Now, if I am understanding yet and maybe I still don't understand what you are saying. ????


----------



## Ferg (Dec 17, 2002)

is/was - that yes, he understands that it is illegal for someone from Michigan to possess live game - 

But - why is it legal for someone, say, from Ohio, to trap live game and transport them into Mi for use by running operations for dog training?

If it is legal for someone from, say Ohio, to import live game to Mi for profit, why shouldn't it also be legal for a Mi traper to live trap and supply the same game to the running operations?


Bottom line: Regardless of other state law - (with regards to possessing live game), when they cross into Mi would they not be in violation of Mi law? 

I assume (bad I know) that the person from Ohio would need to 'permitted' for this purpose, by the state of Michigan, to be legal, AND, if we will permit someone from Ohio to possess live game for this purpose, why, would Mi not permit a local (Mi) trapper for the same purpose?

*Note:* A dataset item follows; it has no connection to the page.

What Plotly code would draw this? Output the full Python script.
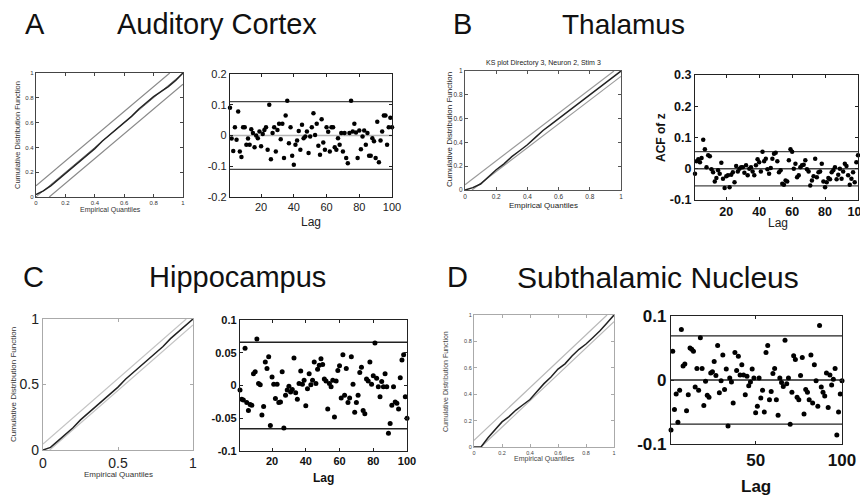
import numpy as np
import plotly.graph_objects as go

W, H = 868, 496
OFF = 8  # the page body adds an 8px margin; the figure fills the rest
FW, FH = W - OFF, H - OFF

# ---------------- data ----------------
ks_quantiles = [0, 0.05, 0.1, 0.15, 0.2, 0.25, 0.3, 0.35, 0.4, 0.45, 0.5,
                0.55, 0.6, 0.65, 0.7, 0.75, 0.8, 0.85, 0.9, 0.95, 1.0]
ks_A = [0.02, 0.05, 0.09, 0.14, 0.19, 0.24, 0.29, 0.34, 0.39, 0.45, 0.50,
        0.55, 0.60, 0.65, 0.71, 0.76, 0.81, 0.85, 0.89, 0.94, 1.0]
ks_B = [0.0, 0.02, 0.05, 0.11, 0.17, 0.22, 0.28, 0.33, 0.38, 0.44, 0.50,
        0.55, 0.60, 0.65, 0.70, 0.75, 0.80, 0.85, 0.90, 0.95, 1.0]
ks_C = [0.0, 0.02, 0.07, 0.12, 0.17, 0.23, 0.28, 0.33, 0.38, 0.43, 0.48,
        0.54, 0.59, 0.64, 0.69, 0.74, 0.79, 0.85, 0.90, 0.95, 1.0]
ks_D = [0.0, 0.0, 0.07, 0.13, 0.19, 0.23, 0.28, 0.32, 0.36, 0.42, 0.48,
        0.53, 0.59, 0.63, 0.69, 0.74, 0.78, 0.83, 0.88, 0.94, 1.0]
ks_bound_A = 0.09
ks_bound_B = 0.045
ks_bound_C = 0.045
ks_bound_D = 0.05

lags = list(range(1, 101))
acf_A = [0.09, -0.01, -0.05, 0.027, -0.014, 0.078, -0.052, -0.07, 0.027, 0.027,
         -0.03, -0.01, -0.03, 0.02, 0.008, -0.038, 0.0, -0.009, 0.013, -0.035,
         0.005, 0.018, 0.027, -0.046, 0.1, -0.077, 0.008, 0.027, -0.052, 0.018,
         0.038, -0.012, 0.038, -0.073, 0.065, 0.113, -0.025, 0.027, -0.066, -0.095,
         -0.03, -0.016, 0.015, -0.046, 0.035, -0.009, -0.003, 0.013, -0.057, -0.003,
         0.027, 0.072, 0.002, 0.038, -0.033, -0.063, 0.053, -0.023, -0.046, 0.027,
         0.012, -0.052, 0.027, 0.027, -0.038, -0.046, -0.009, -0.03, 0.008, -0.052,
         0.008, -0.073, -0.09, 0.008, 0.113, 0.013, 0.038, 0.01, -0.073, 0.016,
         -0.045, -0.003, 0.016, -0.03, 0.008, -0.066, -0.066, -0.009, -0.019, -0.073,
         0.045, -0.087, -0.016, 0.013, 0.065, 0.065, -0.03, 0.027, 0.058, 0.027]
acf_B = [-0.016, 0.024, 0.03, 0.021, 0.034, 0.093, 0.062, 0.005, 0.043, 0.04,
         -0.002, -0.011, -0.041, -0.03, -0.005, -0.016, 0.019, -0.032, -0.062, -0.024,
         -0.021, -0.059, -0.019, -0.011, -0.043, 0.009, -0.009, 0.0, 0.005, 0.005,
         -0.013, 0.011, -0.021, 0.0, 0.005, -0.009, -0.021, 0.011, 0.03, 0.021,
         -0.009, 0.054, 0.024, 0.032, -0.002, -0.016, 0.002, 0.032, 0.048, 0.051,
         0.024, -0.011, -0.005, -0.048, -0.051, -0.038, -0.041, 0.027, 0.062, 0.054,
         0.0, 0.016, -0.027, -0.021, 0.005, 0.011, 0.013, 0.027, -0.002, -0.009,
         -0.054, -0.038, -0.024, 0.032, -0.027, -0.011, -0.009, 0.016, -0.041, -0.059,
         -0.043, -0.03, -0.034, -0.011, -0.005, 0.005, -0.034, -0.019, 0.0, -0.032,
         -0.009, 0.016, 0.009, -0.021, -0.051, -0.032, -0.011, -0.043, 0.021, 0.043]
acf_C = [-0.007, -0.021, -0.022, 0.057, -0.026, -0.038, -0.029, -0.03, 0.018, 0.021,
         0.071, 0.003, 0.001, -0.045, -0.032, 0.036, 0.026, 0.044, -0.061, 0.013,
         0.002, -0.02, 0.002, -0.026, -0.025, 0.021, -0.065, -0.015, -0.007, -0.001,
         -0.01, -0.006, 0.042, -0.011, -0.021, 0.003, 0.022, 0.002, 0.008, -0.031,
         -0.005, 0.018, 0.001, 0.008, 0.036, 0.003, 0.025, 0.031, 0.041, 0.032,
         0.01, 0.007, -0.036, 0.003, -0.002, 0.008, -0.048, 0.007, 0.023, 0.03,
         -0.019, 0.047, -0.015, 0.026, -0.026, -0.019, 0.044, 0.002, -0.041, -0.026,
         -0.015, 0.02, 0.028, -0.038, -0.043, 0.01, 0.007, 0.036, 0.002, 0.015,
         0.065, 0.011, -0.002, -0.017, 0.006, -0.002, 0.018, -0.002, -0.073, -0.058,
         -0.03, -0.002, -0.025, -0.027, -0.036, 0.012, 0.039, 0.047, -0.017, -0.05]
acf_D = [-0.078, 0.045, -0.046, -0.022, -0.066, -0.016, 0.079, 0.022, 0.025, -0.048,
         -0.023, 0.05, 0.048, 0.045, -0.011, 0.018, -0.016, 0.066, 0.018, -0.04,
         -0.002, -0.024, -0.027, 0.011, 0.013, 0.029, 0.007, 0.054, -0.02, -0.001,
         0.039, -0.015, 0.017, -0.072, 0.003, -0.003, -0.036, 0.043, 0.015, 0.037,
         0.008, 0.024, 0.008, -0.023, 0.006, -0.009, -0.003, 0.017, 0.003, -0.051,
         -0.041, 0.003, -0.028, -0.016, -0.05, 0.043, 0.054, -0.031, -0.018, 0.01,
         0.018, -0.031, -0.055, 0.003, -0.004, -0.01, 0.062, -0.006, 0.003, -0.069,
         -0.019, 0.038, 0.032, -0.027, -0.031, 0.007, 0.035, -0.053, -0.015, -0.019,
         -0.031, 0.039, -0.036, 0.024, -0.001, -0.041, 0.085, -0.011, -0.019, -0.025,
         0.011, -0.043, 0.008, -0.008, 0.001, 0.018, -0.086, -0.05, -0.022, -0.001]
acf_bound_A = 0.11
acf_bound_B = 0.055
acf_bound_C = 0.066
acf_bound_D = 0.069

ks_ticks_fine = [0, 0.2, 0.4, 0.6, 0.8, 1]
ks_ticklabels_fine = ["0", "0.2", "0.4", "0.6", "0.8", "1"]
ks_ticks_coarse = [0, 0.5, 1]
ks_ticklabels_coarse = ["0", "0.5", "1"]

panel_titles = [("A", "Auditory Cortex"), ("B", "Thalamus"),
                ("C", "Hippocampus"), ("D", "Subthalamic Nucleus")]

FONT = "Liberation Sans, Arial, sans-serif"

# ---------------- figure ----------------
fig = go.Figure()
layout = dict(width=FW, height=FH, margin=dict(l=0, r=0, t=0, b=0, pad=0),
              template="none", autosize=False,
              paper_bgcolor="white", plot_bgcolor="white", showlegend=False,
              font=dict(family=FONT, color="#111"))


def px_x(x):
    return (x - OFF) / FW


def px_y(y):
    return 1 - (y - OFF) / FH


def add_axes(i, box, xr, yr, xt, xtl, yt, ytl, font, linecolor, tickcolor=None):
    x0, y0, x1, y1 = box
    sfx = "" if i == 1 else str(i)
    tc = tickcolor or linecolor
    common = dict(showline=True, mirror="ticks", linecolor=linecolor, linewidth=1.3,
                  ticks="inside", ticklen=3, tickcolor=tc, showgrid=False,
                  zeroline=False, tickfont=font, fixedrange=True, automargin=False,
                  ticklabeloverflow="allow")
    layout["xaxis" + sfx] = dict(domain=[px_x(x0), px_x(x1)], range=xr, anchor="y" + sfx,
                                 tickmode="array", tickvals=xt, ticktext=xtl, **common)
    layout["yaxis" + sfx] = dict(domain=[px_y(y1), px_y(y0)], range=yr, anchor="x" + sfx,
                                 tickmode="array", tickvals=yt, ticktext=ytl, **common)
    return ("x" + sfx, "y" + sfx)


def ks_panel(i, box, curve, bound, font, linecolor, boundcolor, diag=False, ticks="fine"):
    if ticks == "fine":
        t, tl = ks_ticks_fine, ks_ticklabels_fine
    else:
        t, tl = ks_ticks_coarse, ks_ticklabels_coarse
    xa, ya = add_axes(i, box, [0, 1], [0, 1], t, tl, t, tl, font, linecolor)
    up_x = np.array([0, 1 - bound])
    lo_x = np.array([bound, 1])
    fig.add_trace(go.Scatter(x=up_x, y=up_x + bound, mode="lines", xaxis=xa, yaxis=ya,
                             line=dict(color=boundcolor, width=1.2), hoverinfo="skip"))
    fig.add_trace(go.Scatter(x=lo_x, y=lo_x - bound, mode="lines", xaxis=xa, yaxis=ya,
                             line=dict(color=boundcolor, width=1.2), hoverinfo="skip"))
    if diag:
        fig.add_trace(go.Scatter(x=[0, 1], y=[0, 1], mode="lines", xaxis=xa, yaxis=ya,
                                 line=dict(color=boundcolor, width=1.0), hoverinfo="skip"))
    fig.add_trace(go.Scatter(x=ks_quantiles, y=curve, mode="lines", xaxis=xa, yaxis=ya,
                             line=dict(color="#222", width=1.5), hoverinfo="skip"))


def acf_panel(i, box, vals, bound, yr, yt, ytl, xt, xtl, font, msize,
              zerocolor, boundcolor, linecolor="#222"):
    xa, ya = add_axes(i, box, [1, 100], yr, xt, xtl, yt, ytl, font, linecolor)
    for yv, col in ((bound, boundcolor), (-bound, boundcolor)):
        fig.add_trace(go.Scatter(x=[1, 100], y=[yv, yv], mode="lines", xaxis=xa, yaxis=ya,
                                 line=dict(color=col, width=1.3), hoverinfo="skip"))
    if zerocolor:
        fig.add_trace(go.Scatter(x=[1, 100], y=[0, 0], mode="lines", xaxis=xa, yaxis=ya,
                                 line=dict(color=zerocolor, width=1.3), hoverinfo="skip"))
    fig.add_trace(go.Scatter(x=lags, y=vals, mode="markers", xaxis=xa, yaxis=ya,
                             marker=dict(color="black", size=msize), cliponaxis=False,
                             hoverinfo="skip"))


small = dict(family=FONT, size=6, color="#333")
lag_ticks = [20, 40, 60, 80, 100]
lag_labels = ["20", "40", "60", "80", "100"]

# Panel A
ks_panel(1, (36, 73, 183, 197), ks_A, ks_bound_A, small, "#444", "#8a8a8a", diag=True)
acf_panel(2, (230, 74, 392, 197), acf_A, acf_bound_A, [-0.2, 0.2],
          [-0.2, -0.1, 0, 0.1, 0.2], ["-0.2", "-0.1", "0", "0.1", "0.2"],
          lag_ticks, lag_labels, dict(family=FONT, size=11, color="#222"), 4.5,
          "#b5b5b5", "#444")
# Panel B
ks_panel(3, (465, 71, 621, 190), ks_B, ks_bound_B, dict(family=FONT, size=6.5, color="#333"),
         "#555", "#9a9a9a")
acf_panel(4, (695, 75, 858, 200), acf_B, acf_bound_B, [-0.1, 0.3],
          [-0.1, 0, 0.1, 0.2, 0.3], ["-0.1", "0", "0.1", "0.2", "0.3"],
          lag_ticks, lag_labels, dict(family=FONT, size=12.5, color="#111", weight="bold"), 4.5,
          "#444", "#444")
# Panel C
ks_panel(5, (43, 319, 193, 450), ks_C, ks_bound_C, dict(family=FONT, size=14, color="#222"),
         "#aaaaaa", "#c4c4c4", ticks="coarse")
acf_panel(6, (240, 320, 407, 451), acf_C, acf_bound_C, [-0.1, 0.1],
          [-0.1, -0.05, 0, 0.05, 0.1], ["-0.1", "-0.05", "0", "0.05", "0.1"],
          lag_ticks, lag_labels, dict(family=FONT, size=11, color="#111", weight="bold"), 5,
          None, "#222")
# Panel D
ks_panel(7, (474, 315, 614, 447), ks_D, ks_bound_D, dict(family=FONT, size=5.5, color="#444"),
         "#aaaaaa", "#b8b8b8")
acf_panel(8, (671, 316, 842, 444), acf_D, acf_bound_D, [-0.1, 0.1],
          [-0.1, 0, 0.1], ["-0.1", "0", "0.1"],
          [50, 100], ["50", "100"], dict(family=FONT, size=17, color="#111", weight="bold"), 5,
          "#222", "#222")

ann = []


def txt(x, y, s, size, bold=False, angle=0, color="#111", xanchor="center"):
    ann.append(dict(x=px_x(x), y=px_y(y), xref="paper", yref="paper", text=s,
                    showarrow=False, textangle=angle, xanchor=xanchor, yanchor="middle",
                    font=dict(family=FONT, size=size, color=color,
                              weight="bold" if bold else "normal")))


# panel titles
title_pos = [((35, 24), (217, 24), 29), ((462, 24), (623, 24), 28),
             ((33, 277), (237, 277), 29), ((457, 277), (658, 277), 30)]
for (letter, name), ((lx, ly), (nx, ny), fs) in zip(panel_titles, title_pos):
    txt(lx, ly, letter, 29)
    txt(nx, ny, name, fs)

# axis labels
txt(18, 135, "Cumulative Distribution Function", 7.5, angle=-90, color="#333")
txt(110, 210, "Empirical Quantiles", 7, color="#333")
txt(311, 222, "Lag", 12, color="#222")

txt(543, 63, "KS plot Directory 3, Neuron 2, Stim 3", 7, color="#222")
txt(449, 130, "Cumulative Distribution Function", 8, angle=-90, color="#222")
txt(543, 205, "Empirical Quantiles", 8, color="#222")
txt(661, 138, "ACF of z", 12, bold=True, angle=-90)
txt(778, 223, "Lag", 12, color="#222")

txt(13, 385, "Cumulative Distribution Function", 8, angle=-90, color="#333")
txt(118, 474, "Empirical Quantiles", 8, color="#333")
txt(323, 478, "Lag", 12, bold=True)

txt(445, 381, "Cumulative Distribution Function", 7, angle=-90, color="#444")
txt(544, 459, "Empirical Quantiles", 7, color="#444")
txt(756, 486, "Lag", 17, bold=True)

layout["annotations"] = ann
fig.update_layout(**layout)
fig.write_html("out.html")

(did I get it straight dave?)

ferg....


----------



## Dave Lyons (Jun 28, 2002)

Ferg,

YES you have it right.

This really bugs me!!!!!

boehr,

Please don't take this wrong to you. But there are plenty of people still making a living off from animals in this state. And BIG MONEY.

Dave


----------



## boehr (Jan 31, 2000)

Here are some of Michigan's laws dealing with captive animals.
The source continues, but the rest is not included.